Hence, the importance of implementation. A poorly conceived tool in skilled hands can still deliver a beneficial result. And a perfectly designed tool in unskilled hands can still fail in its essential purpose (the most recent and vivid example being Opportunity Zones).

We don’t know yet which of the infrastructure bill’s countless provisions will be a poorly conceived tool or a perfectly designed one. But we do know from our work in Detroit in particular that the nonprofit sector will need to play an indispensable role in either event. Stated simply, the nonprofit sector is often the execution arm of the municipal public policy apparatus. Philanthropy will need to ensure that the right organizations are well-positioned, well-resourced and well-informed about the legislation in all its dimensions. 

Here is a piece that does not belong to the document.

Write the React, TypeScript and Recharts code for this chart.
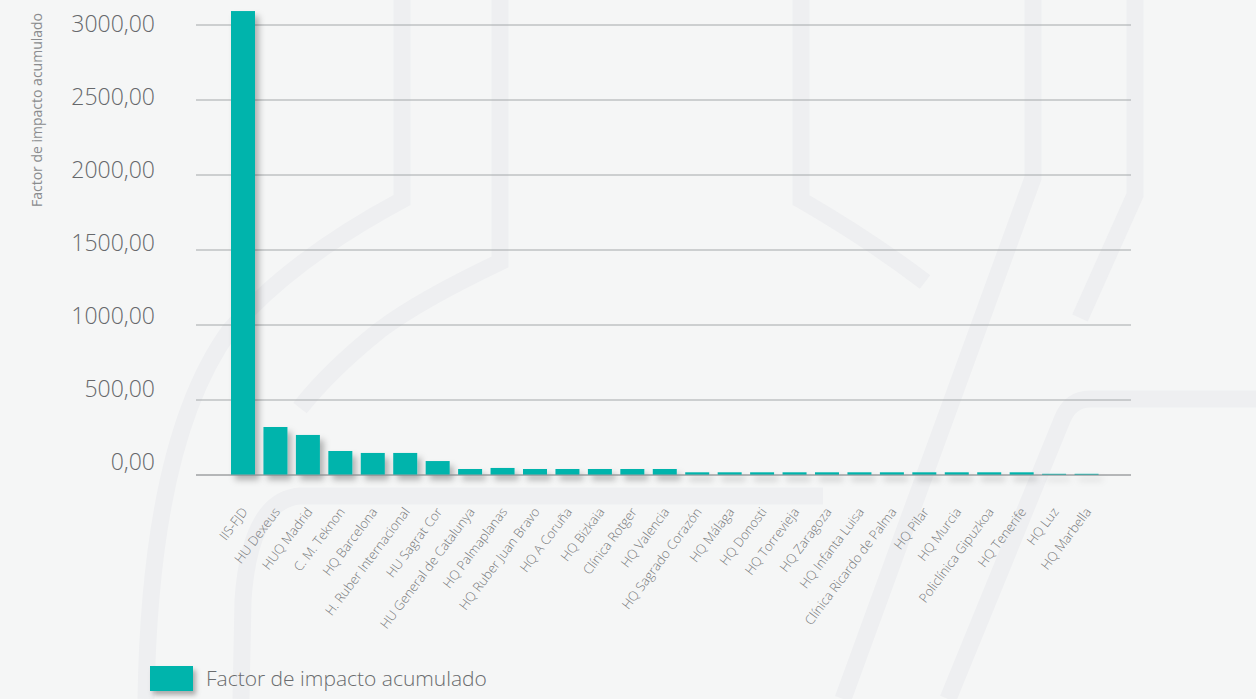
import { BarChart, Bar, XAxis, YAxis, CartesianGrid } from "recharts";

const centers = [
  "IIS-FJD",
  "HU Dexeus",
  "HUQ Madrid",
  "C. M. Teknon",
  "HQ Barcelona",
  "H. Ruber Internacional",
  "HU Sagrat Cor",
  "HU General de Catalunya",
  "HQ Palmaplanas",
  "HQ Ruber Juan Bravo",
  "HQ A Coruña",
  "HQ Bizkaia",
  "Clínica Rotger",
  "HQ Valencia",
  "HQ Sagrado Corazón",
  "HQ Málaga",
  "HQ Donosti",
  "HQ Torrevieja",
  "HQ Zaragoza",
  "HQ Infanta Luisa",
  "Clínica Ricardo de Palma",
  "HQ Pilar",
  "HQ Murcia",
  "Policlínica Gipuzkoa",
  "HQ Tenerife",
  "HQ Luz",
  "HQ Marbella",
];

const impactFactor = [
  3093, 320, 267, 160, 147, 147, 93, 40, 47, 40, 40, 40, 40, 40, 18, 18, 18,
  18, 18, 18, 18, 18, 18, 18, 18, 8, 8,
];

const yTicks = [0, 500, 1000, 1500, 2000, 2500, 3000];

const seriesName = "Factor de impacto acumulado";

const data = centers.map((name, i) => ({ name, value: impactFactor[i] }));

const TEAL = "#00b4ac";
const FONT = "'Open Sans', sans-serif";

const fmt = (v: number) => v.toFixed(2).replace(".", ",");

// labels in the original sit a little above their lines, more so near zero
function YTick({ x, y, payload }: any) {
  const lift = 1 + (12 * (y - 25)) / 450;
  return (
    <text
      x={x}
      y={y - lift}
      dy="0.355em"
      textAnchor="end"
      fontFamily={FONT}
      fontWeight={300}
      fontSize={23}
      fill="#66686b"
    >
      {fmt(payload.value)}
    </text>
  );
}

function XTick({ x, y, payload }: any) {
  return (
    <g transform={`translate(${x + 5},${y + 37})`}>
      <text
        textAnchor="end"
        transform="rotate(-53)"
        fontFamily={FONT}
        fontWeight={300}
        fontSize={13}
        fill="#76787a"
      >
        {payload.value}
      </text>
    </g>
  );
}

function ShadowBar(props: any) {
  const { x, y, width, height } = props;
  if (!height || height <= 0) return null;
  return (
    <rect
      x={x}
      y={y}
      width={width}
      height={height}
      fill={TEAL}
      filter="url(#barShadow)"
    />
  );
}

// faint background strokes
const decor = [
  "M402,0 L402,200 Q290,260 230,330 Q150,440 146,699",
  "M500,0 L500,262 Q420,300 380,330 Q330,370 300,408",
  "M801,0 L801,200 Q870,240 925,282",
  "M1033,0 L1033,178 L843,699",
  "M1135,0 L1135,195 L1080,318",
  "M1256,399 L1090,399 Q1070,399 1062,420 L948,699",
  "M823,496 L300,496 Q250,500 243,600 L241,699",
];

export default function App() {
  return (
    <div
      style={{
        position: "absolute",
        left: 0,
        top: 0,
        width: 1256,
        height: 699,
        background: "#f5f6f6",
        overflow: "hidden",
      }}
    >
      <svg
        width={1256}
        height={699}
        style={{ position: "absolute", left: 0, top: 0 }}
      >
        <defs>
          <filter
            id="legendShadow"
            filterUnits="userSpaceOnUse"
            x={0}
            y={0}
            width={1256}
            height={699}
          >
            <feDropShadow dx={3} dy={4} stdDeviation={2.5} floodColor="#000" floodOpacity={0.3} />
          </filter>
        </defs>
        {decor.map((d, i) => (
          <path key={i} d={d} fill="none" stroke="#eeeff1" strokeWidth={17} />
        ))}
        <text
          transform="translate(42,110) rotate(-90)"
          textAnchor="middle"
          fontFamily={FONT}
          fontSize={14}
          fill="#8a8c8e"
        >
          {seriesName}
        </text>
        <rect x={150} y={666} width={43} height={25} fill={TEAL} filter="url(#legendShadow)" />
        <text x={206} y={686} fontFamily={FONT} fontWeight={300} fontSize={21} fill="#6a6c6e">
          {seriesName}
        </text>
      </svg>
      <div style={{ position: "absolute", left: 0, top: 0 }}>
        <BarChart
          width={1256}
          height={699}
          data={data}
          margin={{ top: 10, right: 125, left: 0, bottom: 0 }}
        >
          <defs>
            <filter
              id="barShadow"
              filterUnits="userSpaceOnUse"
              x={0}
              y={0}
              width={1256}
              height={699}
            >
              <feDropShadow dx={4} dy={5} stdDeviation={3} floodColor="#000" floodOpacity={0.28} />
            </filter>
          </defs>
          <CartesianGrid vertical={false} stroke="#a4a8aa" syncWithTicks />
          <XAxis
            dataKey="name"
            interval={0}
            tick={<XTick />}
            tickLine={false}
            axisLine={{ stroke: "#9c9ea0" }}
            padding={{ left: 31, right: 28 }}
            tickSize={0}
            tickMargin={0}
            height={224}
          />
          <YAxis
            domain={[0, 3100]}
            ticks={yTicks}
            tick={<YTick />}
            tickLine={false}
            axisLine={false}
            tickSize={0}
            tickMargin={41}
            width={196}
          />
          <Bar
            dataKey="value"
            name={seriesName}
            barSize={24}
            fill={TEAL}
            shape={<ShadowBar />}
            isAnimationActive={false}
          />
        </BarChart>
      </div>
    </div>
  );
}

Philanthropy has an immense, and I’d argue pivotal, role to play in ensuring the BIF’s success. We must fortify and amplify the voice of nonprofit implementation partners. Second, we should use our social investment expertise to leverage multiple forms of capital into a financial solution to drive equitable results. And lastly, we must use our know-how and experience to be a convener, a table-setter and to spur the public, private, nonprofit and philanthropic sectors to engage in collective effort for the greater good. 

Philanthropy’s role isn’t explicitly laid out in this infrastructure law; our role isn’t clear. But by bringing our resources, tools and experience to bear, we can, as a sector, ensure that this $1.2 trillion in federal dollars is transformative for our cities—and rights the many wrongs that still reverberate on today.

Rip Rapson is the CEO and president of the Kresge Foundation.